Southgate stressed how needless controversies have undercut good England teams in the past, and especially hammered this point home.
“I think the biggest thing is that we have to recognise that things like this affect the team. They affect the energy. They take time to deal with. And that time would be better spent being able to focus on preparing for training, having coaching conversations with players. So it draws you away from where you really want to be. This was something we spoke at length about with all the players who were here on Monday that you want an environment with the players that the pressure on the team is not made higher than it already is by having this circus going around it.

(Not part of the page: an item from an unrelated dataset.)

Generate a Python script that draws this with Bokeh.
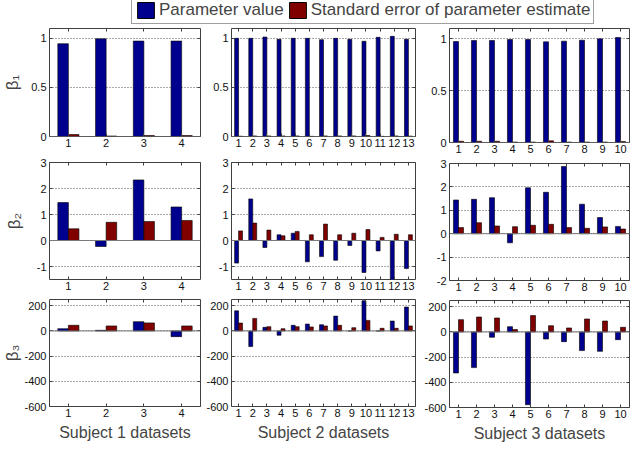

We have achieved that very well.”
It is why it feels like Southgate is entering into a new phase of his time in charge, where there is that bit more pressure. This might well be the reality of the job. There is certainly the sense that Southgate needs some convincing performances over the next week in order to prevent this kind of negative momentum growing.
The key to that, though, is a fundamental of the game: solving football issues.
Southgate does now have more pure team issues to fix than at any point during his tenure since before the 2018 World Cup. Neither his best defence nor best attack are clear. Players he has “invested a lot of time in” – to use Southgate’s own words – now find themselves not playing regularly first-team football at club level. John Stones is one of the clearest examples there.
It’s also why it’s a new test of Southgate himself, too, and one that touches on the last remaining question about his reign beyond actually winning something.
What is his exact level on the tactical and coaching side?
Few, after all, would doubt Southgate’s excellence as a man-manager and figurehead. These are both hugely important qualities in the England job, as the history of the role has proven.
Southgate manages the noise supremely, cuts out the excess, and generally says the right thing. That can have a tangible effect on his teams.
It’s just that the value of any words are entirely dependent on results. The most ludicrous sentence can suddenly sound profound after a big victory. The most sensible sentiments will be irrelevant amid a meaningful defeat.
And this is also why it’s growing into a greater challenge for Southgate.
The challenge is no longer to configure a competitive team, as he did for the 2018 World Cup and Euro 2020 qualifiers.
It is to create a team that can genuinely challenge for trophies. He is fully aware of this.
“We would not rule out [4-3-3 completely] but we have also looked a lot at the last six months in particular about teams who have won things, about the strengths of individuals in our squad so, for sure, three forwards will always be part our thinking but the balance around is that we have got to be secure.
“To win tournaments you have to keep clean sheets. We are five clean sheets on the bounce, albeit a body of work over 12 months. We need to have stability. In the biggest games, one goal can make a difference but we have obviously got to work at the team to make sure we are a team which is an attacking threat like we have been in the European qualification campaign and at the World Cup finals so there has to be a balance and that is the work you need do on the training ground.”
England have a lot of talent to do so, much of that talent coming into their prime.
It’s that growth has coincided with a number of growing problems coming together.
The importance of these games is that they offer an opportunity for some road-testing in that regard, although amid a difficult general situation, and with a wider pressure growing.
These are the eternal complications with England.
Southgate had another message for the team, that might well have been relevant to himself.
“What we feel we needed to address as a group of staff but also senior players in particular that we don’t want our good work that’s gone on to start to unravel. And the connection with the fans is a big part of why we’ve made progress over the last few years and we want to keep that.”
He needs to get back to the smoothness of the last few years, even if that is not necessarily back to normal in this job.